An Arkansas sheriff suspects geese caused the crash of a Bell 407 GXP medical helicopter Sunday night, killing all three crew members aboard.

“That’s what I figure,” said Arkansas County Sheriff Todd Wright. “The FAA guy said he doesn’t think geese would down a copter, but he has no idea how many are in a flock.”

Wright said the helicopter crashed on a levee along Hamptons Reservoir near Lodge Corner, an area that has 10,000 to 15,000 geese.

“Every field is full of them,” said Wright. “You couldn’t put another one in it.”

Wright said he talked to a woman who witnessed the crash.

“She said it just started spinning, starting spiraling down,” said Wright. “She said the geese started getting loud. I’m sure the crash could have spooked them and made a big racket going down.”

— Bill Bowden

Read Tuesday's Arkansas Democrat-Gazette for full details.

EARLIER:

Officials have named the three people killed in a medical helicopter crash Sunday evening in a rural part of eastern Arkansas.

In a statement, Pine Bluff-based Pafford Air One identified the victims as 46-year-old pilot Michael "Mike" Bollen of Hot Springs; 61-year-old flight nurse James "Jim" Lawson Spruiell of Sulligent, Ala.; and 26-year-old flight paramedic John "Trey" Auld III of Shreveport, La.

Spruiell and Auld worked for Pafford Air One, the release states. Bollen was a pilot for Air Methods Corp. of Englewood, Colo.

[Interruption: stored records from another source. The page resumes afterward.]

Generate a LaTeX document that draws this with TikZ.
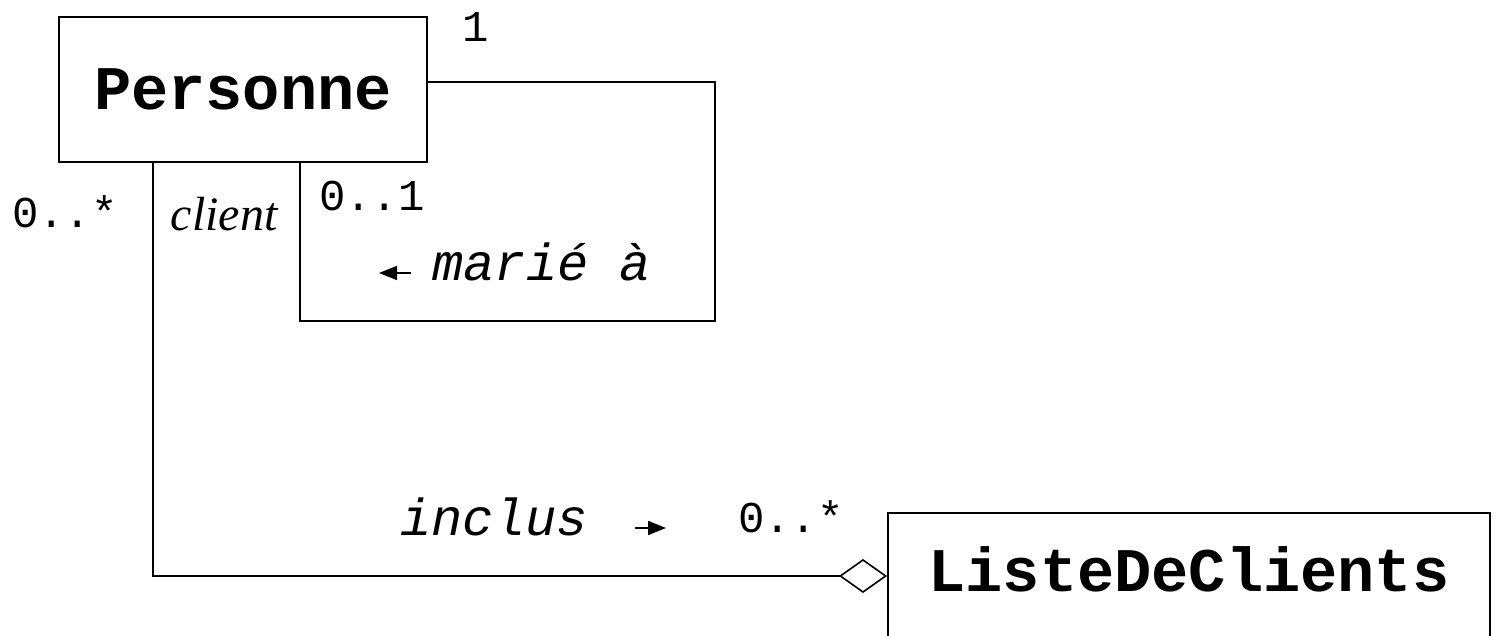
\documentclass[tikz,border=0pt]{standalone}
\usepackage{fontspec}
\setmonofont{Liberation Mono}
\newfontfamily\timesfont{Liberation Serif}
\usetikzlibrary{arrows.meta}
\tikzset{
  classe/.style={draw, line width=1pt, inner sep=0pt, font=\ttfamily\bfseries\fontsize{31}{36}\selectfont},
  mult/.style={inner sep=0pt, font=\ttfamily\fontsize{22}{26}\selectfont},
  nomassoc/.style={inner sep=0pt, font=\ttfamily\itshape\fontsize{26}{31}\selectfont},
  lien/.style={line width=0.8pt},
  sens/.style={-{Triangle[length=9pt,width=7pt]}, line width=0.9pt}
}
\begin{document}
\begin{tikzpicture}[x=0.5pt,y=-0.5pt]
\clip (0,0) rectangle (1499,636);
\node[classe, minimum width=184pt, minimum height=72.5pt, text height=21pt, text depth=1pt] (pers) at (243,89.5) {Personne};
\node[classe, minimum width=301pt, minimum height=63pt, text height=16pt, text depth=1pt] (liste) at (1189,576) {ListeDeClients};
\coordinate (s1) at (715,82);
\coordinate (s2) at (715,321);
\coordinate (s3) at (300,321);
\coordinate (c1) at (153,576);
\draw[lien] (pers.east |- s1) -- (s1) -- (s2) -- (s3) -- (s3 |- pers.south);
\draw[lien, -{Diamond[open,length=24pt,width=17pt]}] (pers.south -| c1) -- (c1) -- (liste.west |- c1);
\node[mult] (m1) at (476,27) {1};
\node[mult] (m2) at (372,196) {0..1};
\node[mult] (m3) at (65,212) {0..*};
\node[mult] (m4) at (791,517) {0..*};
\node[inner sep=0pt, font=\timesfont\itshape\fontsize{24}{28}\selectfont] (role) at (224,214) {client};
\node[nomassoc, anchor=base west] (marie) at (432,280) {marié à};
\node[nomassoc, anchor=base west] (inclus) at (400,535) {inclus};
\draw[sens] ([xshift=-10.5pt,yshift=3.5pt]marie.base west) -- ++(-16pt,0);
\draw[sens] ([xshift=23.5pt,yshift=3.5pt]inclus.base east) -- ++(15.5pt,0);
\end{tikzpicture}
\end{document}
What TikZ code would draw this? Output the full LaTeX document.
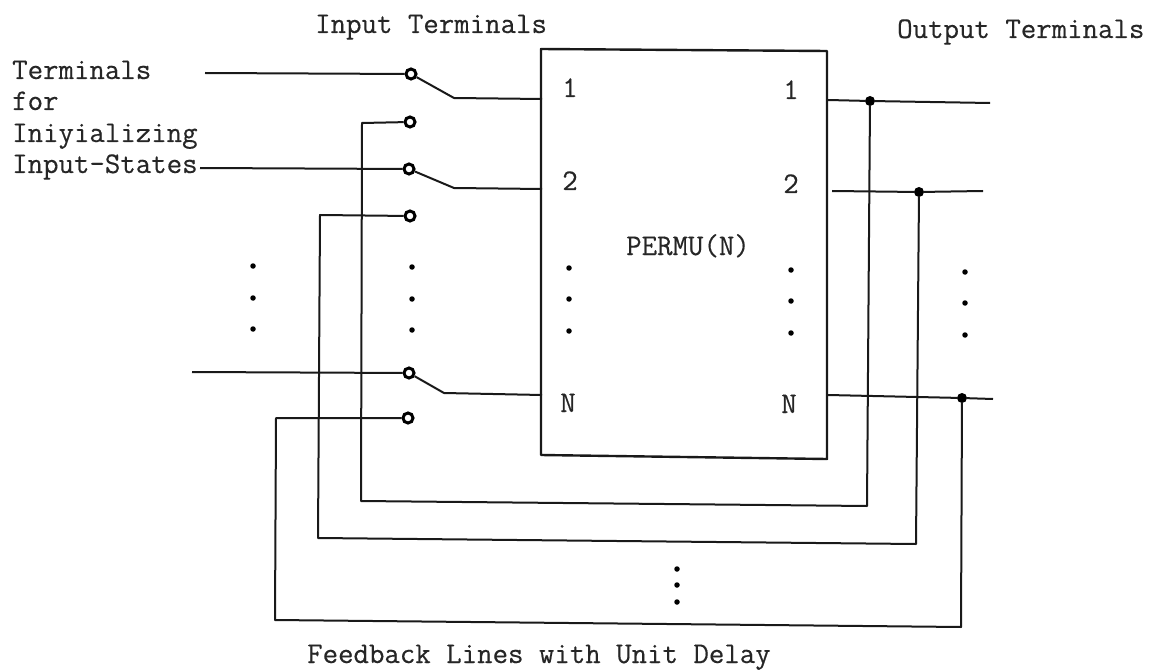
\documentclass[tikz,border=0pt]{standalone}
\usepackage{fontspec}
\newfontfamily\typer[FakeBold=0.4]{Latin Modern Mono}
\begin{document}
\begin{tikzpicture}[x=1pt,y=-1pt,
  wire/.style={line width=2pt,black!90,line join=round},
  boxline/.style={line width=2.4pt,black!90,line join=round},
  term/.style={circle,draw=black,line width=3pt,fill=white,inner sep=0pt,minimum size=10pt},
  junc/.style={circle,fill=black,inner sep=0pt,minimum size=10pt},
  lab/.style={font=\typer\fontsize{30}{30}\selectfont,inner sep=0pt,text=black!85},
  pdot/.style={circle,fill=black,inner sep=0pt,minimum size=5.5pt}]
\useasboundingbox (0,0) rectangle (1151,671);
% PERMU block
\coordinate (bTL) at (541,49);
\coordinate (bTR) at (827,51);
\coordinate (bBR) at (827,459);
\coordinate (bBL) at (541,455);
\draw[boxline] (bTL) -- (bTR) -- (bBR) -- (bBL) -- cycle;
% terminals
\node[term] (t1) at (411,74) {};
\node[term] (f1) at (410,122) {};
\node[term] (t2) at (409,169) {};
\node[term] (f2) at (410,216) {};
\node[term] (tn) at (409,373) {};
\node[term] (fn) at (408,418) {};
% free ends and knees
\coordinate (i1) at (205,73);
\coordinate (i2) at (200,168);
\coordinate (in) at (192,372);
\coordinate (b1) at (542,99);
\coordinate (b2) at (542,189);
\coordinate (bn) at (542,395);
\coordinate (k1) at (454,98);
\coordinate (k2) at (454,188);
\coordinate (kn) at (444,393);
\draw[wire] (i1) -- (t1);
\draw[wire] (i2) -- (t2);
\draw[wire] (in) -- (tn);
\draw[wire] (t1) -- (k1) -- (b1);
\draw[wire] (t2) -- (k2) -- (b2);
\draw[wire] (tn) -- (kn) -- (bn);
% outputs
\coordinate (o1s) at (828,100);
\coordinate (o2s) at (832,191);
\coordinate (ons) at (828,395);
\coordinate (o1e) at (990,103);
\coordinate (o2e) at (983,191);
\coordinate (one) at (993,399);
\node[junc] (j1) at (870,101) {};
\node[junc] (j2) at (919,192) {};
\node[junc] (jn) at (962,398) {};
\draw[wire] (o1s) -- (j1) -- (o1e);
\draw[wire] (o2s) -- (j2) -- (o2e);
\draw[wire] (ons) -- (jn) -- (one);
% feedback
\coordinate (a1) at (362,123);
\coordinate (c1) at (361,501);
\coordinate (d1) at (867,506);
\coordinate (a2) at (320,215);
\coordinate (c2) at (318,538);
\coordinate (d2) at (916,544);
\coordinate (a3) at (276,418);
\coordinate (c3) at (275,620);
\coordinate (d3) at (961,627);
\draw[wire] (f1) -- (a1) -- (c1) -- (d1) -- (j1);
\draw[wire] (f2) -- (a2) -- (c2) -- (d2) -- (j2);
\draw[wire] (fn) -- (a3) -- (c3) -- (d3) -- (jn);
% labels
\node[lab,anchor=base west] (il) at (315,33) {Input Terminals};
\node[lab,anchor=base west] (ol) at (897,38) {Output Terminals};
\node[lab,anchor=base west] (tl1) at (12,79) {Terminals};
\node[lab,anchor=base west] (tl2) at (12,110) {for};
\node[lab,anchor=base west] (tl3) at (12,142) {Iniyializing};
\node[lab,anchor=base west] (tl4) at (12,173) {Input-States};
\node[lab,anchor=base] (la1) at (570,97) {1};
\node[lab,anchor=base] (la2) at (570,190) {2};
\node[lab,anchor=base] (lan) at (568,412) {N};
\node[lab,anchor=base] (lc1) at (791,99) {1};
\node[lab,anchor=base] (lc2) at (791,193) {2};
\node[lab,anchor=base] (lcn) at (789,413) {N};
\node[lab,anchor=base west] (pm) at (626,255) {PERMU(N)};
\node[lab,anchor=base west] (fb) at (307,663) {Feedback Lines with Unit Delay};
% dots
\foreach \x/\a/\b/\c in {253/266/298/329,412/267/299/330,569/268/299/331,791/270/301/333,965/272/303/335,677/569/585/602}{
  \node[pdot] at (\x,\a) {};
  \node[pdot] at (\x,\b) {};
  \node[pdot] at (\x,\c) {};
}
\end{tikzpicture}
\end{document}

The aircraft was reportedly owned, operated and maintained by Air Methods Corp for Pafford Air One, which provides emergency transport in Arkansas as well as three surrounding states.

The Federal Aviation Administration also released its preliminary report Monday on the helicopter crash.

The agency said its early findings show that a Bell 407 Rotorcraft helicopter with three people on board crashed “under unknown circumstances” Sunday evening about 10 miles from DeWitt. No patients were on board at the time.

Officials say the helicopter was was flying from Pine Bluff to Helena Regional Medical Center.

FAA spokesman Lynn Lunsford said the National Transportation Safety Board is leading the investigation. The panel was set to arrive at the crash site by Monday afternoon.

"We are all devastated and profoundly saddened by the tragic loss of these valued EMS colleagues and friends," Pafford Air One Director Dustin Ross said in a statement.

Melody Daniel, a spokeswoman for the Arkansas Department of Emergency Management, said Monday that her agency would provide updates once additional details about the crash were known.